Another example of the product’s adoption monitoring: If a subscriber is not using a particular feature, salesforce.com’s CSMs can check up on the customer and tell him or her, “We see that you’re using the majority of our features, but you should really consider using the forecasting feature.” With automatic adoption monitoring and proactive CSMs, Salesforce.com says it helps drive its adoption rate, which the company claims is 95 percent.

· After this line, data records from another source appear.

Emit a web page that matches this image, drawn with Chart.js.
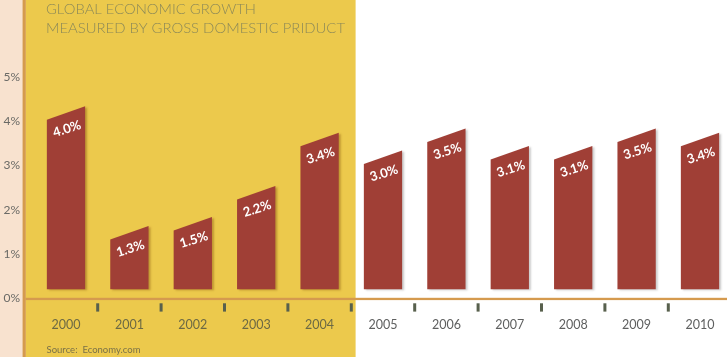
<!DOCTYPE html>
<html>
<head>
<meta charset="utf-8">
<script src="https://cdn.jsdelivr.net/npm/chart.js@4"></script>
<style>
html,body{margin:0;padding:0;background:#fff;overflow:hidden;}
#wrap{width:727px;height:357px;overflow:hidden;position:relative;}
canvas{display:block;}
</style>
</head>
<body>
<div id="wrap"><canvas id="c" width="732" height="357" style="width:732px;height:357px"></canvas></div>
<script>
// ---- data ----
const years = ['2000','2001','2002','2003','2004','2005','2006','2007','2008','2009','2010'];
const growth = [4.0, 1.3, 1.5, 2.2, 3.4, 3.0, 3.5, 3.1, 3.1, 3.5, 3.4];
const growthLabels = ['4.0%','1.3%','1.5%','2.2%','3.4%','3.0%','3.5%','3.1%','3.1%','3.5%','3.4%'];
const yTickValues = [0, 1, 2, 3, 4, 5];
const yTickLabels = ['0%','1%','2%','3%','4%','5%'];
const titleLines = ['GLOBAL ECONOMIC GROWTH', 'MEASURED BY GROSS DOMESTIC PRIDUCT'];
const sourceText = 'Source:  Economy.com';
const highlightedYears = ['2000','2001','2002','2003','2004'];

// ---- style ----
const PEACH = '#f8e2cf', YELLOW = '#ecc94c', ORANGE = '#d59a4e', BAR = '#a03f36';

function fitText(ctx, text, x, y, targetW) {
  const w = ctx.measureText(text).width;
  ctx.save();
  ctx.translate(x, y);
  ctx.scale(targetW / w, 1);
  ctx.fillText(text, 0, 0);
  ctx.restore();
}

const backdrop = {
  id: 'backdrop',
  beforeDraw(chart) {
    const ctx = chart.ctx, H = chart.height, W = chart.width;
    const x = chart.scales.x;
    ctx.save();
    ctx.fillStyle = '#ffffff';
    ctx.fillRect(0, 0, W, H);
    ctx.fillStyle = PEACH;
    ctx.fillRect(0, 0, 22.5, H);
    ctx.fillStyle = YELLOW;
    // yellow panel spans highlighted years
    const lastIdx = highlightedYears.length - 1;
    const panelRight = (x.getPixelForValue(lastIdx) + x.getPixelForValue(lastIdx + 1)) / 2 + 4.3;
    ctx.fillRect(25.5, 0, panelRight - 25.5, H);
    ctx.fillStyle = ORANGE;
    ctx.fillRect(22.5, 0, 3.3, H);
    ctx.restore();
  },
  afterDraw(chart) {
    const ctx = chart.ctx;
    const x = chart.scales.x, y = chart.scales.y;
    const zeroY = y.getPixelForValue(0);
    ctx.save();
    // axis line
    ctx.fillStyle = ORANGE;
    ctx.fillRect(25.5, zeroY - 0.5, chart.width, 2.3);
    // tick marks between categories
    ctx.fillStyle = '#58604d';
    for (let i = 0; i < years.length - 1; i++) {
      const tx = (x.getPixelForValue(i) + x.getPixelForValue(i + 1)) / 2;
      ctx.fillRect(tx - 1.5, zeroY + 5, 3, 8.3);
    }
    // year labels
    ctx.font = '12.5px "Lato", "DejaVu Sans", sans-serif';
    ctx.textAlign = 'center';
    ctx.textBaseline = 'middle';
    years.forEach((yr, i) => {
      ctx.fillStyle = highlightedYears.includes(yr) ? '#6c6944' : '#5f6060';
      ctx.fillText(yr, x.getPixelForValue(i), zeroY + 26.5);
    });
    // y labels
    ctx.font = '12px "Lato", "DejaVu Sans", sans-serif';
    ctx.textAlign = 'right';
    ctx.fillStyle = '#6a6a66';
    yTickValues.forEach((v, i) => {
      ctx.fillText(yTickLabels[i], 20, y.getPixelForValue(v));
    });
    // title
    ctx.textAlign = 'left';
    ctx.textBaseline = 'alphabetic';
    ctx.fillStyle = '#8c8958';
    ctx.font = '300 13.5px "Lato", "DejaVu Sans", sans-serif';
    fitText(ctx, titleLines[0], 46, 13.5, 210);
    fitText(ctx, titleLines[1], 46, 32.5, 299);
    // source
    ctx.fillStyle = '#7a7148';
    ctx.font = '10px "Lato", "DejaVu Sans", sans-serif';
    fitText(ctx, sourceText, 46.5, 352.5, 94);
    ctx.restore();
  }
};

const slantBars = {
  id: 'slantBars',
  afterDatasetsDraw(chart) {
    const ctx = chart.ctx;
    const meta = chart.getDatasetMeta(0);
    const SLANT = 13.5, LIFT = 9;
    ctx.save();
    meta.data.forEach((el, i) => {
      const p = el.getProps(['x', 'y', 'base', 'width'], true);
      const l = p.x - p.width / 2, r = p.x + p.width / 2;
      const bottom = p.base - LIFT;
      const topL = p.y - 1.3, topR = topL - SLANT;
      ctx.save();
      ctx.shadowColor = highlightedYears.includes(years[i]) ? 'rgba(140,90,20,0.45)' : 'rgba(90,90,90,0.3)';
      ctx.shadowOffsetX = 2;
      ctx.shadowOffsetY = 1;
      ctx.shadowBlur = 2;
      ctx.fillStyle = BAR;
      ctx.beginPath();
      ctx.moveTo(l, bottom);
      ctx.lineTo(l, topL);
      ctx.lineTo(r, topR);
      ctx.lineTo(r, bottom);
      ctx.closePath();
      ctx.fill();
      ctx.restore();
      // value label
      const ang = Math.atan2(-SLANT, p.width) * 0.9;
      const topMid = (topL + topR) / 2;
      ctx.save();
      ctx.translate(p.x + 1, topMid + 16);
      ctx.rotate(ang);
      ctx.fillStyle = '#ffffff';
      ctx.font = 'bold 13px "Lato", "DejaVu Sans", sans-serif';
      ctx.textAlign = 'center';
      ctx.textBaseline = 'middle';
      ctx.fillText(growthLabels[i], 0, 0);
      ctx.restore();
    });
    ctx.restore();
  }
};

new Chart(document.getElementById('c'), {
  type: 'bar',
  data: {
    labels: years,
    datasets: [{
      data: growth,
      backgroundColor: 'rgba(0,0,0,0)',
      borderWidth: 0,
      categoryPercentage: 1,
      barPercentage: 0.604
    }]
  },
  options: {
    responsive: false,
    animation: false,
    events: [],
    layout: { padding: { left: 34.3, right: 0.3, top: 32.4, bottom: 58.7 } },
    plugins: { legend: { display: false }, tooltip: { enabled: false }, title: { display: false } },
    scales: {
      x: { display: false, offset: true, grid: { display: false } },
      y: { display: false, min: 0, max: 6, grid: { display: false } }
    }
  },
  plugins: [backdrop, slantBars]
});
</script>
</body>
</html>
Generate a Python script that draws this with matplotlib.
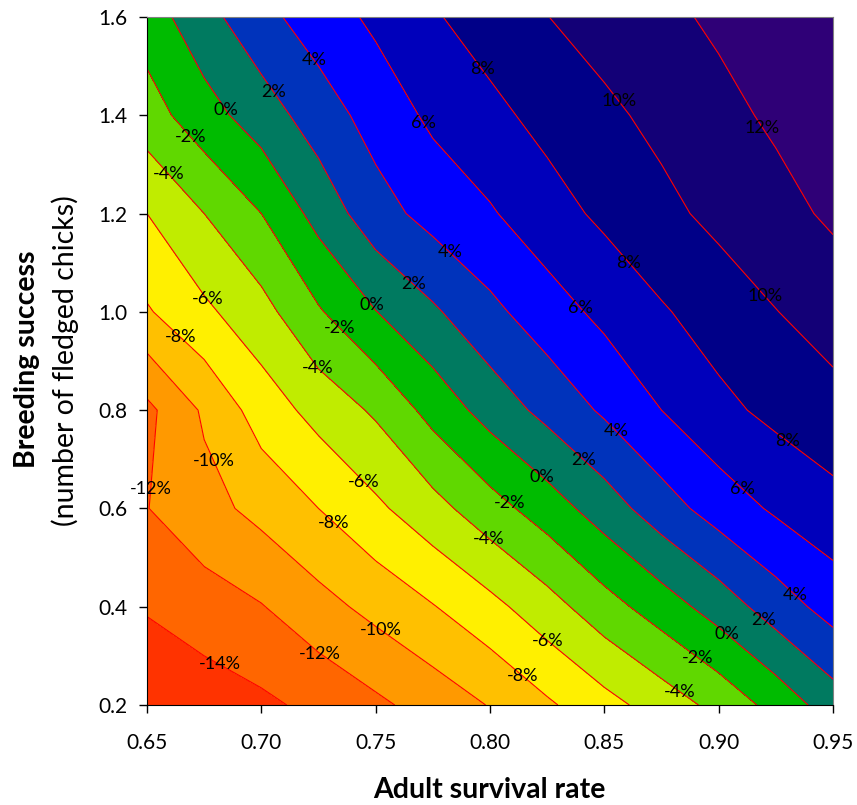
import numpy as np
import matplotlib
matplotlib.use('Agg')
import matplotlib.pyplot as plt

# adult survival rate (x) and breeding success (y) grid
survival = [0.65, 0.675, 0.70, 0.725, 0.75, 0.775, 0.80,
            0.825, 0.85, 0.875, 0.90, 0.925, 0.95]
breeding = [0.2, 0.4, 0.6, 0.8, 1.0, 1.2, 1.4, 1.6]

# population growth rate (%), one row per breeding success value
growth_020 = [-15.8, -15.1, -14.4, -13.5, -12.4, -11.2, -9.9,
              -8.3, -6.7, -5.1, -3.4, -1.3, 1.0]
growth_040 = [-13.8, -12.9, -12.1, -10.7, -9.4, -8.1, -6.6,
              -4.8, -2.8, -1.0, 0.9, 3.0, 4.8]
growth_060 = [-12.05, -10.7, -9.4, -8.0, -6.4, -4.7, -2.8,
              -1.0, 1.0, 3.1, 4.9, 6.3, 7.35]
growth_080 = [-12.5, -9.7, -7.1, -5.3, -3.7, -1.3, 0.8,
              2.6, 4.3, 6.0, 7.5, 8.5, 9.3]
growth_100 = [-8.2, -6.4, -4.7, -2.2, -0.05, 1.7, 3.5,
              5.1, 6.5, 7.8, 8.9, 9.95, 10.9]
growth_120 = [-6.0, -4.0, -2.0, 0.7, 3.2, 4.7, 5.8,
              7.2, 8.4, 9.5, 10.5, 11.4, 12.3]
growth_140 = [-2.9, -0.8, 1.0, 3.0, 4.8, 6.4, 7.5,
              8.6, 9.6, 10.5, 11.5, 12.3, 12.9]
growth_160 = [-1.0, 1.3, 3.4, 5.0, 6.4, 7.8, 8.9,
              9.97, 10.8, 11.6, 12.3, 12.8, 13.4]

line_levels = [-14, -12, -10, -8, -6, -4, -2, 0, 2, 4, 6, 8, 10, 12]
band_colors = ['#FF3300', '#FF6600', '#FF9900', '#FFC000', '#FFF000',
               '#C0EC00', '#60D800', '#00BB00', '#007A60', '#0033BB',
               '#0000FF', '#0000BB', '#000088', '#130077', '#2F0077']

x_ticks = [0.65, 0.70, 0.75, 0.80, 0.85, 0.90, 0.95]
x_tick_labels = ['0.65', '0.70', '0.75', '0.80', '0.85', '0.90', '0.95']
y_ticks = [0.2, 0.4, 0.6, 0.8, 1.0, 1.2, 1.4, 1.6]
y_tick_labels = ['0.2', '0.4', '0.6', '0.8', '1.0', '1.2', '1.4', '1.6']

# where the contour labels sit (layout)
label_spots = [
    (0.722, 1.510), (0.795, 1.488), (0.685, 1.411), (0.705, 1.447),
    (0.856, 1.427), (0.770, 1.382), (0.669, 1.354), (0.919, 1.374),
    (0.659, 1.278), (0.783, 1.124), (0.860, 1.097), (0.766, 1.053),
    (0.748, 1.012), (0.840, 1.008), (0.919, 1.028), (0.675, 1.020),
    (0.733, 0.963), (0.664, 0.945), (0.724, 0.884), (0.855, 0.756),
    (0.929, 0.729), (0.841, 0.699), (0.678, 0.694), (0.822, 0.660),
    (0.746, 0.660), (0.909, 0.633), (0.6535, 0.638), (0.808, 0.609),
    (0.732, 0.572), (0.799, 0.536), (0.932, 0.418), (0.919, 0.369),
    (0.904, 0.345), (0.752, 0.349), (0.825, 0.328), (0.891, 0.296),
    (0.726, 0.306), (0.682, 0.285), (0.814, 0.257), (0.884, 0.233),
]

TXT = ['Lato', 'DejaVu Sans']

X, Y = np.meshgrid(survival, breeding)
Z = np.array([growth_020, growth_040, growth_060, growth_080,
              growth_100, growth_120, growth_140, growth_160])

fig = plt.figure(figsize=(8.57, 8.05), dpi=100)
ax = fig.add_axes([147 / 857, 1 - 705 / 805, 686 / 857, 688 / 805])

band_levels = [-30] + line_levels + [30]
ax.contourf(X, Y, Z, levels=band_levels, colors=band_colors)
cs = ax.contour(X, Y, Z, levels=line_levels, colors='#FF0000',
                linewidths=0.8, linestyles='solid')
labels = ax.clabel(cs, fmt=lambda v: f'{v:.0f}%', manual=label_spots,
                   inline=False, fontsize=13, colors='black')
for t in labels:
    t.set_family(TXT)
    t.set_rotation(0)
    t.set_clip_on(False)

ax.set_xlim(0.65, 0.95)
ax.set_ylim(0.2, 1.6)
ax.set_xticks(x_ticks)
ax.set_xticklabels(x_tick_labels, family=TXT, fontsize=15)
ax.set_yticks(y_ticks)
ax.set_yticklabels(y_tick_labels, family=TXT, fontsize=15)
ax.tick_params(axis='x', direction='out', length=6, width=1, pad=14,
               colors='black')
ax.tick_params(axis='y', direction='out', length=6, width=1, pad=8,
               colors='black')

for side in ['left', 'bottom']:
    ax.spines[side].set_color('black')
for side in ['top', 'right']:
    ax.spines[side].set_color('#808080')

fig.text(489 / 857, 1 - 790 / 805, 'Adult survival rate',
         ha='center', va='center', fontsize=20.5, fontweight='bold',
         family=TXT)
fig.text(27 / 857, 1 - 359 / 805, 'Breeding success', rotation=90,
         ha='center', va='center', fontsize=20.5, fontweight='bold',
         family=TXT)
fig.text(65 / 857, 1 - 361 / 805, '(number of fledged chicks)', rotation=90,
         ha='center', va='center', fontsize=20.5, family=TXT)

plt.savefig('out.png', dpi=100)
plt.close()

salesforce.com has a translation engine in the system that can convert everything in the interface (except the actual data) to the language of your choice, making it a powerful solution for global corporations. The Winter ‘05 release also adds forecasting (Figure 3), as well as a pricebook feature, which Salesforce.com told us many competitive CRM on-demand solutions do not have. Similarly, the product also features an asset-tracking capability. Another useful feature is its ability to display an Outlook calendar within the salesforce.com interface via its Outlook synchronization product.

Room For Improvement
There is no native support for linking two accounts or records with a “relationship type,” which then provides users with the ability to simply click on the relationship link to bring up the “linked” record. For example, suppose Acme Corp. has a public relations firm called PR Masters, Inc. It would be nice to have a relationship tab that allows users to view linked records, then bring up those linked records by simply clicking on them. We should point out that you can simply add a note or use a field to state the relationship, but we like the idea of a relationship link to make the whole process easier.

Conclusion
We were impressed with the new features of the Winter ‘05 release, its innovative dashboard feature and its overall scalable architecture, as well as its ease of use. Even with competitors nipping at the heels of Salesforce.com, salesforce.com is still considered the de facto standard when it comes to online on-demand CRM.